▶ [The problem]
Without including any images, repeat the data exactly.

▶ [Data section]
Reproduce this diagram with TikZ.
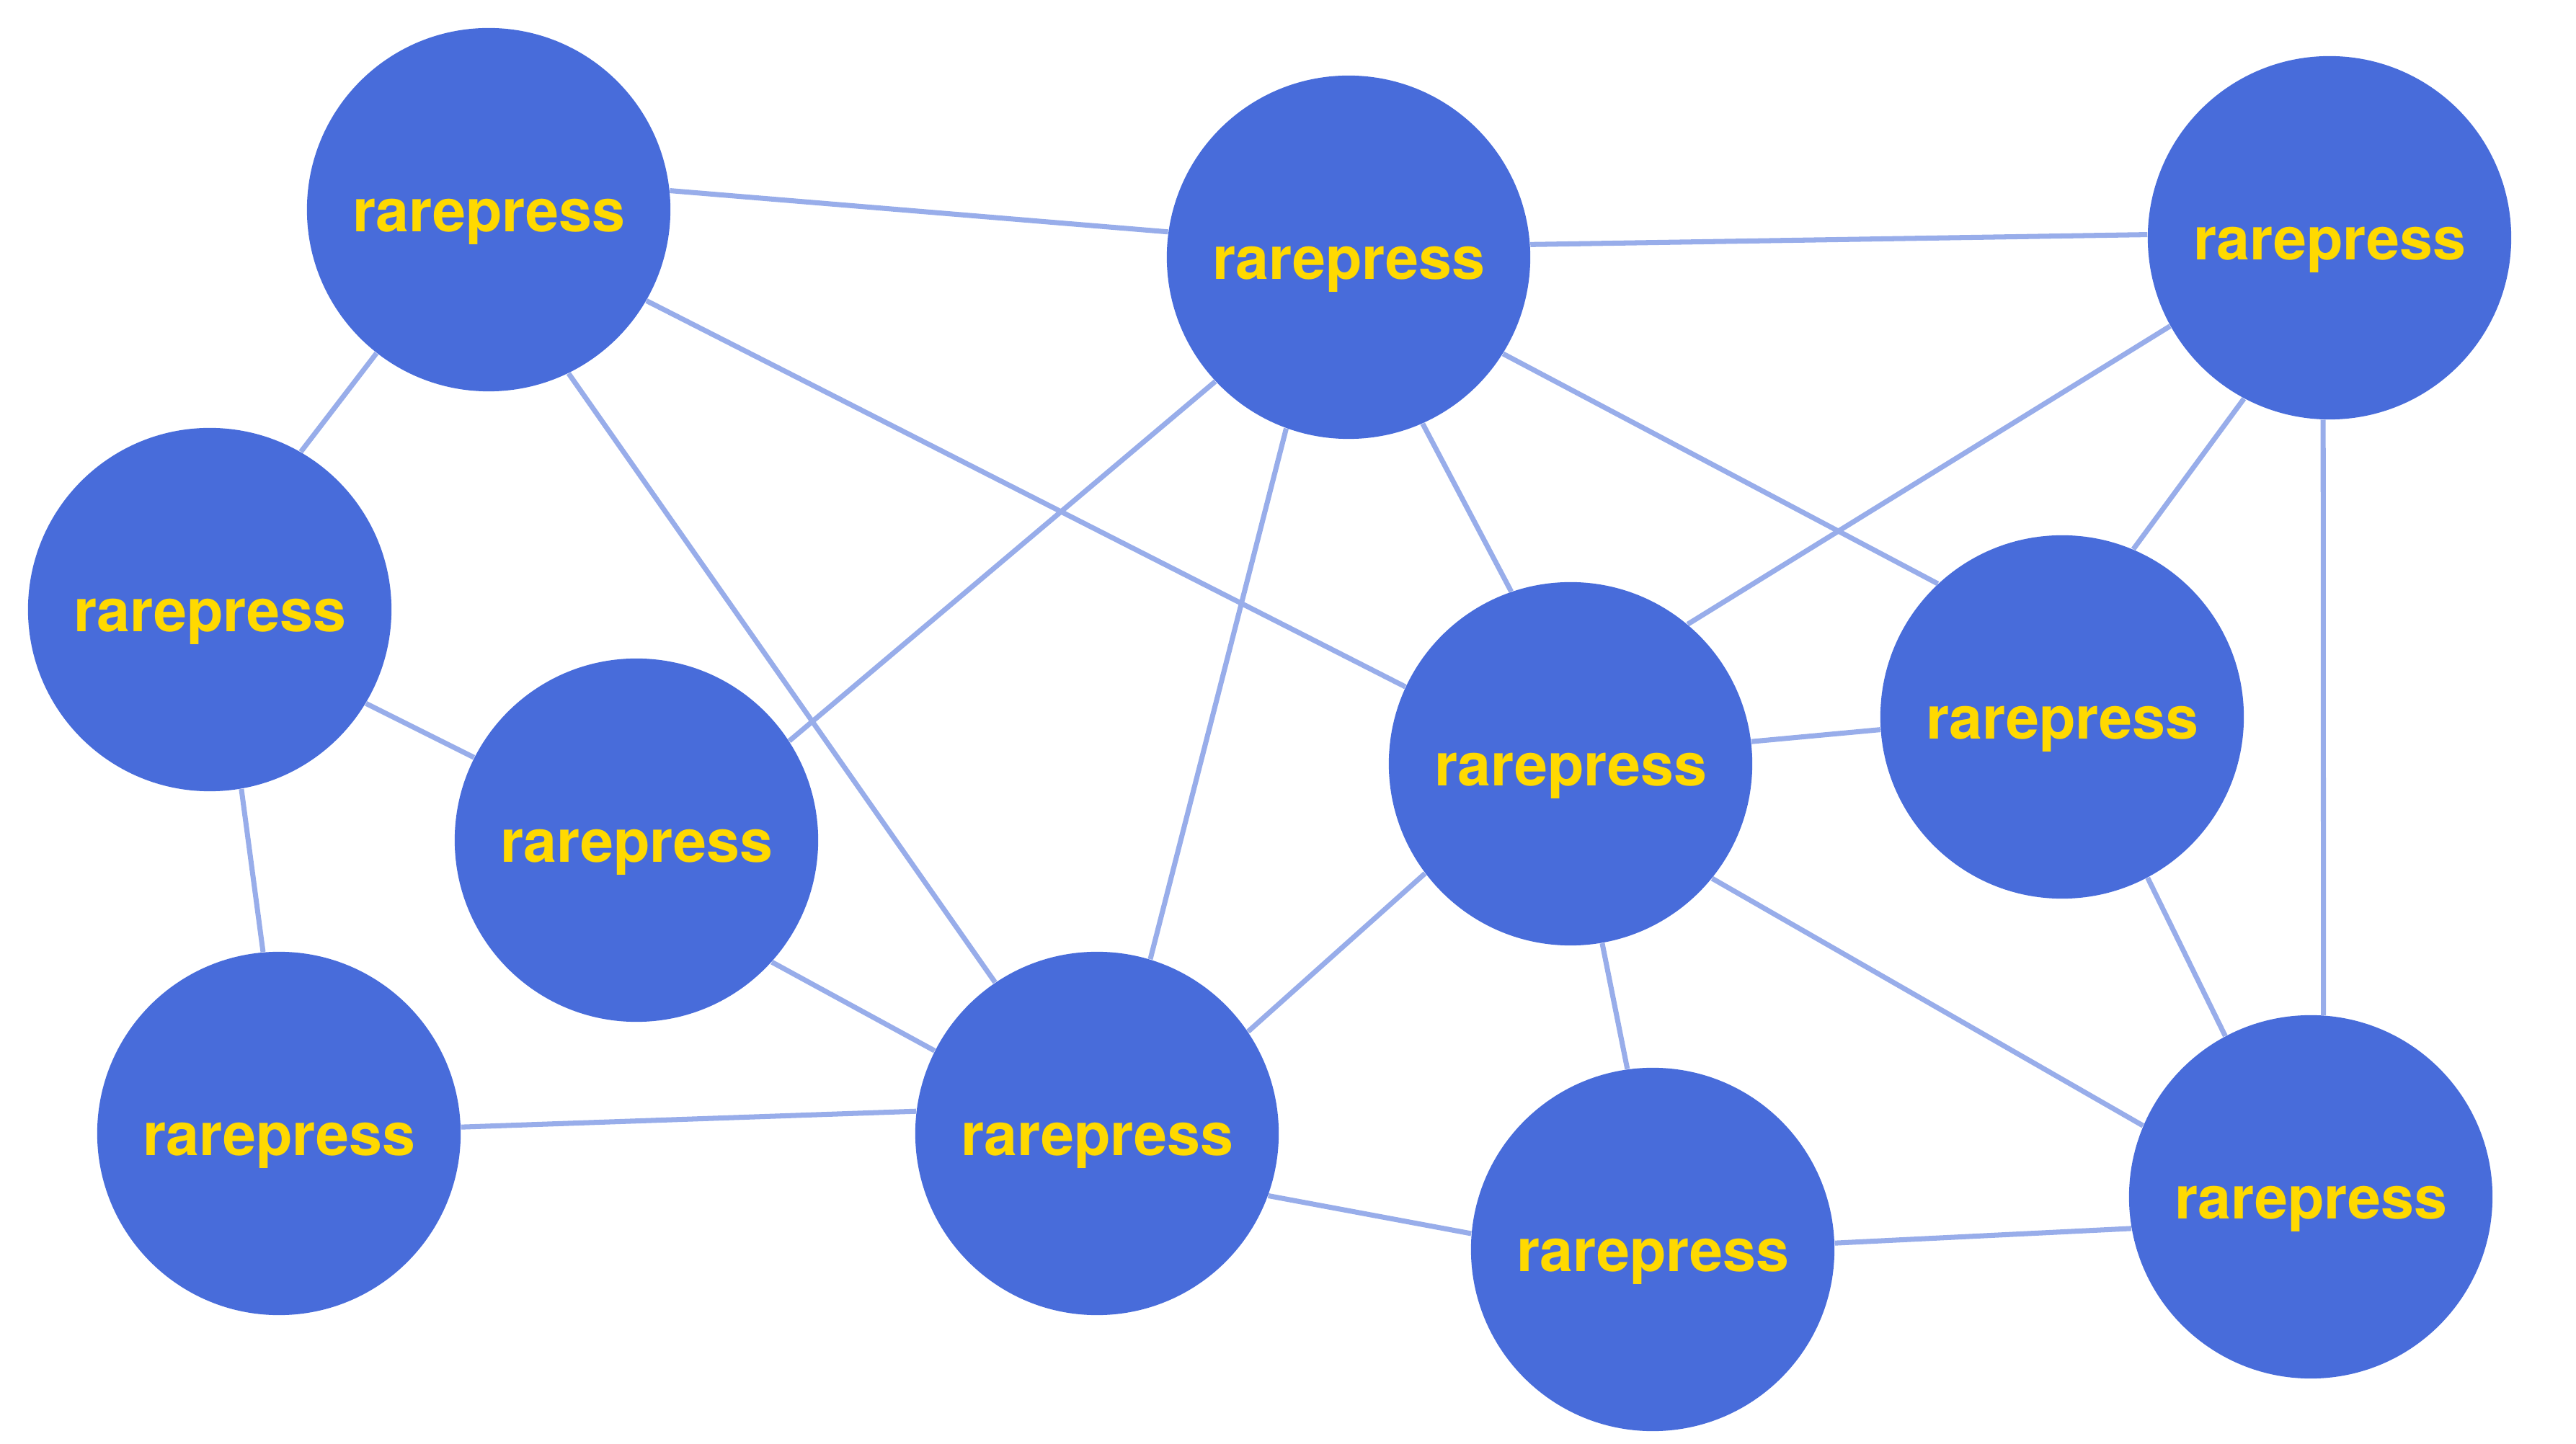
\documentclass[tikz,border=0pt]{standalone}
\usepackage{fontspec}
\setmainfont{TeX Gyre Heros}
\usepackage{tikz}
\definecolor{nodeblue}{RGB}{72,108,218}
\definecolor{labelgold}{RGB}{255,217,0}
\definecolor{edgeblue}{RGB}{152,173,234}

\begin{document}
\begin{tikzpicture}[line join=round, x=0.01cm,y=-0.01cm,
	press/.style={circle,fill=nodeblue,minimum size=5.04cm,inner sep=0pt,text=labelgold,
		font=\bfseries\fontsize{23.5}{28}\selectfont,text height=17.6pt,text depth=0pt},
	link/.style={color=edgeblue,line width=2pt}]
						\useasboundingbox (0,0) rectangle (3574,2004);
						\node[press] (A) at (678,291) {rarepress};
						\node[press] (B) at (1871,357) {rarepress};
						\node[press] (C) at (3232,330) {rarepress};
						\node[press] (D) at (291,846) {rarepress};
						\node[press] (E) at (883,1166) {rarepress};
						\node[press] (F) at (2179,1060) {rarepress};
						\node[press] (G) at (2861,995) {rarepress};
						\node[press] (H) at (387,1573) {rarepress};
						\node[press] (I) at (1522,1573) {rarepress};
						\node[press] (J) at (2293,1734) {rarepress};
						\node[press] (K) at (3206,1661) {rarepress};
						\foreach \a/\b in {A.6/B.172, A.-128/D.60, A.-30/F.155, A.-64/I.124,
							B.4/C.179, B.-137/E.33, B.-110/I.73, B.-66/F.109, B.-32/G.133,
							C.-151/F.50, C.-118/G.67, C.-92/K.86,
							D.-31/E.153, D.-80/H.95, E.-42/I.153,
							F.7/G.-176, I.34/F.-143, F.-80/J.98, F.-39/K.157,
							G.-62/K.118, H.2/I.173, I.-20/J.175, J.2/K.-170}
						\draw[link] (\a) -- (\b);
					\end{tikzpicture}
\end{document}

▶ [Response to this task]
Reproduce this diagram with TikZ.
\documentclass[tikz,border=0pt]{standalone}
\usepackage{fontspec}
\setmainfont{TeX Gyre Heros}
\usepackage{tikz}
\definecolor{nodeblue}{RGB}{72,108,218}
\definecolor{labelgold}{RGB}{255,217,0}
\definecolor{edgeblue}{RGB}{152,173,234}

\begin{document}
\begin{tikzpicture}[line join=round, x=0.01cm,y=-0.01cm,
	press/.style={circle,fill=nodeblue,minimum size=5.04cm,inner sep=0pt,text=labelgold,
		font=\bfseries\fontsize{23.5}{28}\selectfont,text height=17.6pt,text depth=0pt},
	link/.style={color=edgeblue,line width=2pt}]
						\useasboundingbox (0,0) rectangle (3574,2004);
						\node[press] (A) at (678,291) {rarepress};
						\node[press] (B) at (1871,357) {rarepress};
						\node[press] (C) at (3232,330) {rarepress};
						\node[press] (D) at (291,846) {rarepress};
						\node[press] (E) at (883,1166) {rarepress};
						\node[press] (F) at (2179,1060) {rarepress};
						\node[press] (G) at (2861,995) {rarepress};
						\node[press] (H) at (387,1573) {rarepress};
						\node[press] (I) at (1522,1573) {rarepress};
						\node[press] (J) at (2293,1734) {rarepress};
						\node[press] (K) at (3206,1661) {rarepress};
						\foreach \a/\b in {A.6/B.172, A.-128/D.60, A.-30/F.155, A.-64/I.124,
							B.4/C.179, B.-137/E.33, B.-110/I.73, B.-66/F.109, B.-32/G.133,
							C.-151/F.50, C.-118/G.67, C.-92/K.86,
							D.-31/E.153, D.-80/H.95, E.-42/I.153,
							F.7/G.-176, I.34/F.-143, F.-80/J.98, F.-39/K.157,
							G.-62/K.118, H.2/I.173, I.-20/J.175, J.2/K.-170}
						\draw[link] (\a) -- (\b);
					\end{tikzpicture}
\end{document}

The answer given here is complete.